Saya juga ambilkan minuman dan saya melanjutkan melukis,” tutur Nasirun. Dan pemuda itu asyik melihat saya melukis. Tiba-tiba pemuda ini sambil bicara pingin membeli lukisan yang sedang saya lukis. “Mas Nasirun, saya seneng lihat lukisan ini, boleh ya saya beli. ”Kata anak muda itu.
“Aduh bagaimana ya mas, ini mau saya pamerkan,” jawab Nasirun. “Tolonglah mas. Saya seneng sekali dan pingin memilikinya. ” Rengek anak muda ini. Nasirun terdiam sejenak. Sambil dalam hati memikir. Kemudian dengan bahasa yang lugu dan kerendahan hati, akhirnya dia beranikan bicara. “Tapi ini mahal mas. Seratus tujuh puluh lima juta,” jawab Nasirun “Ya mas Nasirun. Gak apa-apa,” jawab anak muda ini.

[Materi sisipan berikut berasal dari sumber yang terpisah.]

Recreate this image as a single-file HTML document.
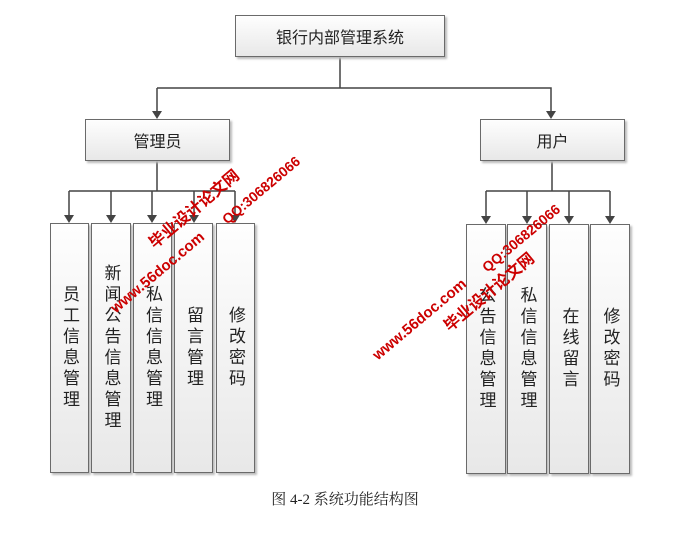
<!DOCTYPE html>
<html><head><meta charset="utf-8"><style>
body{margin:0;width:690px;height:533px;background:#fff;position:relative;overflow:hidden;font-family:"Liberation Sans","Noto Sans CJK SC",sans-serif;}
.b{position:absolute;box-sizing:border-box;border:1px solid #6a6a6a;background:linear-gradient(#fefefe,#e8e8e8);box-shadow:2px 2px 2px #bbb;display:flex;align-items:center;justify-content:center;color:#222;font-size:16px;}
.v{writing-mode:vertical-rl;text-orientation:upright;line-height:21px;letter-spacing:4px;font-size:17px;}
svg{position:absolute;left:0;top:0}
.w{position:absolute;color:#c00;font-weight:bold;transform:translate(-50%,-50%) rotate(-40deg);white-space:nowrap;font-size:16px;line-height:18px;}
.cap{position:absolute;top:488px;left:0;width:690px;text-align:center;font-family:"Liberation Serif","Noto Serif CJK SC",serif;font-size:15px;color:#222;}
</style></head><body>
<svg width="690" height="533">
<g stroke="#444" stroke-width="1.5" fill="none">
<path d="M340 57V88M157 88H551V112M157 88V112"/>
<path d="M157 161V191M69 191H235M69 191V216M111 191V216M152 191V216M194 191V216M235 191V216"/>
<path d="M552 161V191M486 191H610M486 191V217M527 191V217M569 191V217M610 191V217"/>
</g>
<g fill="#444">
<path d="M152 111h10l-5 8z M546 111h10l-5 8z"/>
<path d="M64 215h10l-5 8z M106 215h10l-5 8z M147 215h10l-5 8z M189 215h10l-5 8z M230 215h10l-5 8z"/>
<path d="M481 216h10l-5 8z M522 216h10l-5 8z M564 216h10l-5 8z M605 216h10l-5 8z"/>
</g>
</svg>
<div class="b" style="left:235px;top:15px;width:210px;height:42px">银行内部管理系统</div>
<div class="b" style="left:85px;top:119px;width:145px;height:42px">管理员</div>
<div class="b" style="left:480px;top:119px;width:145px;height:42px">用户</div>
<div class="b v" style="left:50px;top:223px;width:39px;height:250px">员工信息管理</div>
<div class="b v" style="left:91px;top:223px;width:40px;height:250px">新闻公告信息管理</div>
<div class="b v" style="left:133px;top:223px;width:39px;height:250px">私信信息管理</div>
<div class="b v" style="left:174px;top:223px;width:39px;height:250px">留言管理</div>
<div class="b v" style="left:216px;top:223px;width:39px;height:250px">修改密码</div>
<div class="b v" style="left:466px;top:224px;width:40px;height:250px">公告信息管理</div>
<div class="b v" style="left:507px;top:224px;width:40px;height:250px">私信信息管理</div>
<div class="b v" style="left:549px;top:224px;width:40px;height:250px">在线留言</div>
<div class="b v" style="left:590px;top:224px;width:40px;height:250px">修改密码</div>
<div class="w" style="left:158px;top:273px;font-size:15px">www.56doc.com</div>
<div class="w" style="left:195px;top:210px">毕业设计论文网</div>
<div class="w" style="left:261px;top:190px;font-size:14px">QQ:306826066</div>
<div class="w" style="left:420px;top:320px;font-size:15px">www.56doc.com</div>
<div class="w" style="left:490px;top:293px">毕业设计论文网</div>
<div class="w" style="left:521px;top:238px;font-size:14px">QQ:306826066</div>
<div class="cap">图 4-2 系统功能结构图</div>
</body></html>
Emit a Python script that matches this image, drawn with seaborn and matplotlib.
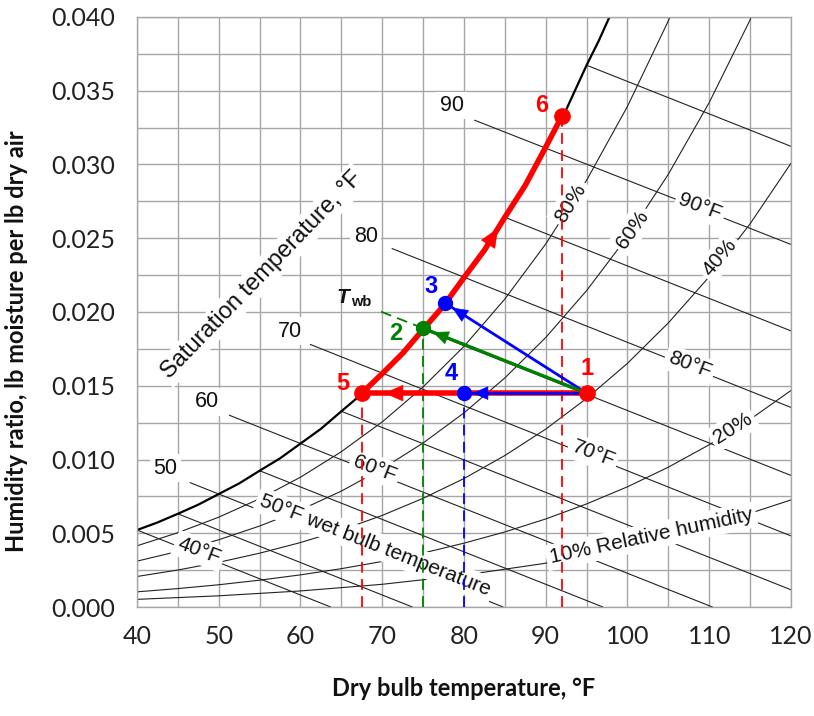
import numpy as np
import pandas as pd
import matplotlib
matplotlib.use("Agg")
import matplotlib.pyplot as plt
import seaborn as sns

# saturation curve (100 % RH), humidity ratio lb/lb
sat_T = [40, 42.5, 45, 47.5, 50, 52.5, 55, 57.5, 60, 62.5, 65, 67.5, 70, 72.5, 75, 77.5,
         80, 82.5, 85, 87.5, 90, 92.5, 95, 96.5, 97.8]
sat_W = [0.00522, 0.00573, 0.00632, 0.00694, 0.00766, 0.00838, 0.00924, 0.01008, 0.01108,
         0.01208, 0.01327, 0.01444, 0.01582, 0.01720, 0.01882, 0.02042, 0.02233, 0.02419,
         0.02642, 0.02859, 0.03118, 0.03371, 0.03673, 0.03840, 0.0400]

# relative humidity curves
rh80_T = [40, 45, 50, 55, 60, 65, 70, 75, 80, 85, 90, 95, 100, 105, 105.2]
rh80_W = [0.00415, 0.00504, 0.00609, 0.00734, 0.00880, 0.01053, 0.01255, 0.01492, 0.01767,
          0.02088, 0.02461, 0.02893, 0.03394, 0.03974, 0.0400]
rh60_T = [40, 45, 50, 55, 60, 65, 70, 75, 80, 85, 90, 95, 100, 105, 110, 115, 115.1]
rh60_W = [0.00311, 0.00377, 0.00456, 0.00549, 0.00658, 0.00786, 0.00937, 0.01112, 0.01316,
          0.01553, 0.01827, 0.02145, 0.02511, 0.02934, 0.03420, 0.03980, 0.0400]
rh40_T = [40, 45, 50, 55, 60, 65, 70, 75, 80, 85, 90, 95, 100, 105, 110, 115, 120]
rh40_W = [0.00207, 0.00251, 0.00303, 0.00365, 0.00437, 0.00522, 0.00621, 0.00737, 0.00871,
          0.01027, 0.01206, 0.01414, 0.01652, 0.01926, 0.02239, 0.02598, 0.03008]
rh20_T = [40, 45, 50, 55, 60, 65, 70, 75, 80, 85, 90, 95, 100, 105, 110, 115, 120]
rh20_W = [0.00103, 0.00125, 0.00151, 0.00182, 0.00218, 0.00260, 0.00309, 0.00366, 0.00433,
          0.00509, 0.00597, 0.00699, 0.00815, 0.00948, 0.01100, 0.01272, 0.01468]
rh10_T = [40, 50, 60, 70, 80, 90, 100, 110, 120]
rh10_W = [0.00052, 0.00076, 0.00109, 0.00154, 0.00216, 0.00297, 0.00405, 0.00545, 0.00726]

# wet bulb lines: start and end of each line
wb_temp = [40, 45, 50, 55, 60, 65, 70, 75, 80, 85, 90, 95]
wb_T0 = [40, 45, 46.5, 55, 51.3, 65, 61.2, 75, 71.2, 85, 81.3, 95]
wb_W0 = [0.00522, 0.00632, 0.00843, 0.00924, 0.0130, 0.01327, 0.0178, 0.01882, 0.0243,
         0.02642, 0.0330, 0.03673]
wb_T1 = [63.7, 73.7, 84.8, 97.0, 110.4, 120, 120, 120, 120, 120, 120, 120]
wb_W1 = [0.0, 0.0, 0.0, 0.0, 0.0, 0.00117, 0.00482, 0.00892, 0.01353, 0.01872, 0.02458, 0.03123]

# process states
pts_name = ["1", "2", "3", "4", "5", "6"]
pts_T = [95.0, 75.0, 77.7, 80.0, 67.5, 92.0]
pts_W = [0.0145, 0.0189, 0.0206, 0.0145, 0.0145, 0.0333]

# dashed wet bulb extension through state 2
twb_ext_T = [75.0, 69.5]
twb_ext_W = [0.0189, 0.0201]

sns.set_theme(style="white")
plt.rcParams['font.family'] = ['Lato', 'DejaVu Sans']
lab_font = ['Liberation Sans', 'DejaVu Sans']

RED, GREEN, BLUE = "#ff0000", "#008000", "#0000ff"
GRID = "#a6a6a6"

fig, ax = plt.subplots(figsize=(8.14, 7.16), dpi=100)
fig.subplots_adjust(left=0.1683, right=0.9717, top=0.9763, bottom=0.1522)

# background curves
rh = pd.concat([
    pd.DataFrame({"T": t, "W": w, "curve": name})
    for name, t, w in [("80", rh80_T, rh80_W), ("60", rh60_T, rh60_W), ("40", rh40_T, rh40_W),
                       ("20", rh20_T, rh20_W), ("10", rh10_T, rh10_W)]
])
sns.lineplot(data=rh, x="T", y="W", units="curve", estimator=None, sort=False,
             color="#222222", lw=0.8, legend=False, ax=ax, zorder=2)

wb = pd.DataFrame({"T": wb_T0 + wb_T1, "W": wb_W0 + wb_W1, "curve": wb_temp + wb_temp})
sns.lineplot(data=wb, x="T", y="W", units="curve", estimator=None, sort=False,
             color="#222222", lw=0.8, legend=False, ax=ax, zorder=2)

sat = pd.DataFrame({"T": sat_T, "W": sat_W})
sns.lineplot(data=sat, x="T", y="W", color="black", lw=1.6, ax=ax, zorder=2)

# labels on the chart
box = dict(facecolor="white", edgecolor="none", pad=2.5)
chart_labels = [
    ("90", 78.5, 0.0340, 0, 15.5), ("80", 68.0, 0.0251, 0, 15.5), ("70", 58.7, 0.0187, 0, 15.5),
    ("60", 48.6, 0.0139, 0, 15.5), ("50", 43.5, 0.0094, 0, 15.5),
    ("90°F", 108.9, 0.0271, -21, 15), ("80°F", 107.6, 0.0164, -21, 15),
    ("70°F", 95.8, 0.0104, -21, 15), ("60°F", 69.1, 0.0094, -21, 15),
    ("50°F wet bulb temperature", 69.1, 0.0042, -21.5, 15), ("40°F", 47.6, 0.0038, -21, 15),
    ("80%", 93.0, 0.0274, 58, 15), ("60%", 100.6, 0.0256, 55, 15), ("40%", 111.3, 0.0237, 50, 15),
    ("20%", 112.9, 0.0121, 32, 15), ("10% Relative humidity", 102.9, 0.0048, 12, 15),
    ("Saturation temperature, °F", 55.3, 0.0225, 46, 17),
]
for txt, x, y, rot, fs in chart_labels:
    ax.text(x, y, txt, rotation=rot, ha="center", va="center", fontsize=fs,
            family=lab_font, color="#111111", bbox=box, zorder=3,
            rotation_mode="anchor")

# vertical dashed lines from the states down to the axis
for i, c in [(4, RED), (1, GREEN), (3, BLUE), (5, RED)]:
    ax.vlines(pts_T[i], 0, pts_W[i], colors=c, linestyles=(0, (6, 3.5)), lw=1.3, zorder=4)
ax.plot(twb_ext_T, twb_ext_W, color=GREEN, ls=(0, (6, 3.5)), lw=1.3, zorder=4)

P = {n: (t, w) for n, t, w in zip(pts_name, pts_T, pts_W)}

def head(p0, p1, frac, color, scale):
    tip = (p0[0] + frac * (p1[0] - p0[0]), p0[1] + frac * (p1[1] - p0[1]))
    tail = (p0[0] + (frac - 0.05) * (p1[0] - p0[0]), p0[1] + (frac - 0.05) * (p1[1] - p0[1]))
    ax.annotate("", xy=tip, xytext=tail, zorder=7,
                arrowprops=dict(arrowstyle="-|>,head_length=0.8,head_width=0.35",
                                color=color, lw=0.5, shrinkA=0, shrinkB=0,
                                mutation_scale=scale))

# 1 -> 5 (red), 1 -> 4 (blue), 1 -> 3 (blue), 1 -> 2 (green)
ax.plot([P["1"][0], P["5"][0]], [P["1"][1], P["5"][1]], color=RED, lw=4, zorder=5,
        solid_capstyle="butt")
ax.plot([P["1"][0], P["4"][0]], [P["1"][1], P["4"][1]], color=BLUE, lw=2, zorder=6)
ax.plot([P["1"][0], P["3"][0]], [P["1"][1], P["3"][1]], color=BLUE, lw=2, zorder=6)
ax.plot([P["1"][0], P["2"][0]], [P["1"][1], P["2"][1]], color=GREEN, lw=2.4, zorder=6)
head(P["1"], P["5"], 0.90, RED, 16)
head(P["1"], P["4"], 0.93, BLUE, 13)
head(P["1"], P["3"], 0.95, BLUE, 13)
head(P["1"], P["2"], 0.94, GREEN, 13)

# 5 -> 6 along the saturation curve
path_T = [P["5"][0]] + [t for t in sat_T if P["5"][0] < t < P["6"][0]] + [P["6"][0]]
path_W = [P["5"][1]] + [w for t, w in zip(sat_T, sat_W) if P["5"][0] < t < P["6"][0]] + [P["6"][1]]
ax.plot(path_T, path_W, color=RED, lw=4, zorder=5, solid_capstyle="butt")
t_tip = P["5"][0] + 0.68 * (P["6"][0] - P["5"][0])
t_tail = t_tip - 1.2
ax.annotate("", xy=(t_tip, np.interp(t_tip, path_T, path_W)),
            xytext=(t_tail, np.interp(t_tail, path_T, path_W)), zorder=7,
            arrowprops=dict(arrowstyle="-|>,head_length=0.8,head_width=0.35", color=RED,
                            lw=0.5, shrinkA=0, shrinkB=0, mutation_scale=16))

# state markers and numbers
pt_style = {"1": (RED, 11, (0, 25)), "2": (GREEN, 10, (-27, -5)), "3": (BLUE, 10, (-14, 17)),
            "4": (BLUE, 10, (-13, 20)), "5": (RED, 11, (-19, 10)), "6": (RED, 11, (-20, 10))}
for n in pts_name:
    c, ms, off = pt_style[n]
    ax.plot(*P[n], "o", color=c, ms=ms, zorder=8)
    ax.annotate(n, xy=P[n], xytext=off, textcoords="offset pixels", ha="center", va="center",
                fontsize=17, fontweight="bold", color=c, family=lab_font, zorder=8)

# T_wb label
ax.annotate("T", xy=(twb_ext_T[1], twb_ext_W[1]), xytext=(-35, 13),
            textcoords="offset pixels", ha="center", va="center", fontsize=15,
            fontweight="bold", fontstyle="italic", family=lab_font, color="#111111")
ax.annotate("wb", xy=(twb_ext_T[1], twb_ext_W[1]), xytext=(-17, 9),
            textcoords="offset pixels", ha="center", va="center", fontsize=10.5,
            fontweight="bold", family=lab_font, color="#111111")

# axes
ax.set_xlim(40, 120)
ax.set_ylim(0, 0.040)
ax.set_xticks(np.arange(40, 121, 10))
ax.set_xticks(np.arange(45, 120, 10), minor=True)
ax.set_yticks(np.arange(0, 0.0401, 0.005))
ax.set_yticks(np.arange(0.0025, 0.040, 0.005), minor=True)
ax.yaxis.set_major_formatter(matplotlib.ticker.FormatStrFormatter("%.3f"))
ax.grid(which="both", color=GRID, lw=1.0)
ax.set_axisbelow(True)
ax.tick_params(which="major", length=5, width=1.0, color=GRID, labelsize=18,
               labelcolor="#222222")
ax.tick_params(axis="x", pad=8)
ax.tick_params(axis="y", pad=11)
ax.tick_params(which="minor", length=0)
for s in ax.spines.values():
    s.set_color(GRID)
    s.set_linewidth(1.0)

ax.set_xlabel("Dry bulb temperature, °F", fontsize=17, fontweight="bold", color="#111111")
ax.set_ylabel("Humidity ratio, lb moisture per lb dry air", fontsize=17, fontweight="bold",
              color="#111111")
ax.xaxis.set_label_coords(0.5, -0.118)
ax.yaxis.set_label_coords(-0.166, 0.45)

fig.savefig("out.png", dpi=100)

Tentu saja Nasirun kaget. Dari “potongannya” anak muda ini, pakaiannya T-shirt, naik motor butut. Tetapi kok mau beli lukisan saya. Singkat cerita, anak muda ini meminta nomor rekening Nasirun dan pulang.
Esok harinya ada mobil mewah datang bersama sebuah mobil box. “Pak Nasirun, saya mau ambil lukisan. Ini bukti transfernya, “seorang bapak setengah baya menyerahkan selembar kertas. “Lho…siapa mas yang datang kemarin itu?” tanya Nasirun terheran heran. “Itu anak bapak…” tuturnya sambil menyebut nama seorang tokoh nasional, pengusaha ternama di Indonesia.
Sebuah pelajaran sederhana dan penting. Dan Nasirun sering mengalami peristiwa seperti ini dalam proses menuju sukses seperti sekarang. Bahkan ia pernah dijemput dan diantar sebuah pesawat jet pribadi seorang konglomerat karena ingin bertemu dan mengoleksi karya-karyanya. Semua itu tidak membuat Nasirun sombong dan membanggakan diri.
Bahkan, suatu hari ia pernah diremehkan oleh pegawai dealer ketika mau beli sebuah mobil seharga Rp 400 juta. Semua yang datang ke dealer itu disambut para sales dengan senyum dan minuman teh botol sambil dijelaskan sistem cicilan. Tapi Nasirun karena potongan rambutnya gondrong, pakai celana pendek tidak ada satupun yang mau melayani. Sampai kemudian istrinya datang dan membawa uang cash Rp 400 juta, Nasirun kemudian memanggil seorang sales dan ia bilang mau beli cash.
Tentu saja sales itu malu dan bingung melayani. Lari ia mengambilkan teh botol. Nasirun senyum dan cerita ke penulis. “Rasa minumannya sudah tidak enak Mas Yusron. Karena dari hati terpaksa bukan dari hati yang ikhlas. ”Itulah Nasirun. Sahabat yang unik.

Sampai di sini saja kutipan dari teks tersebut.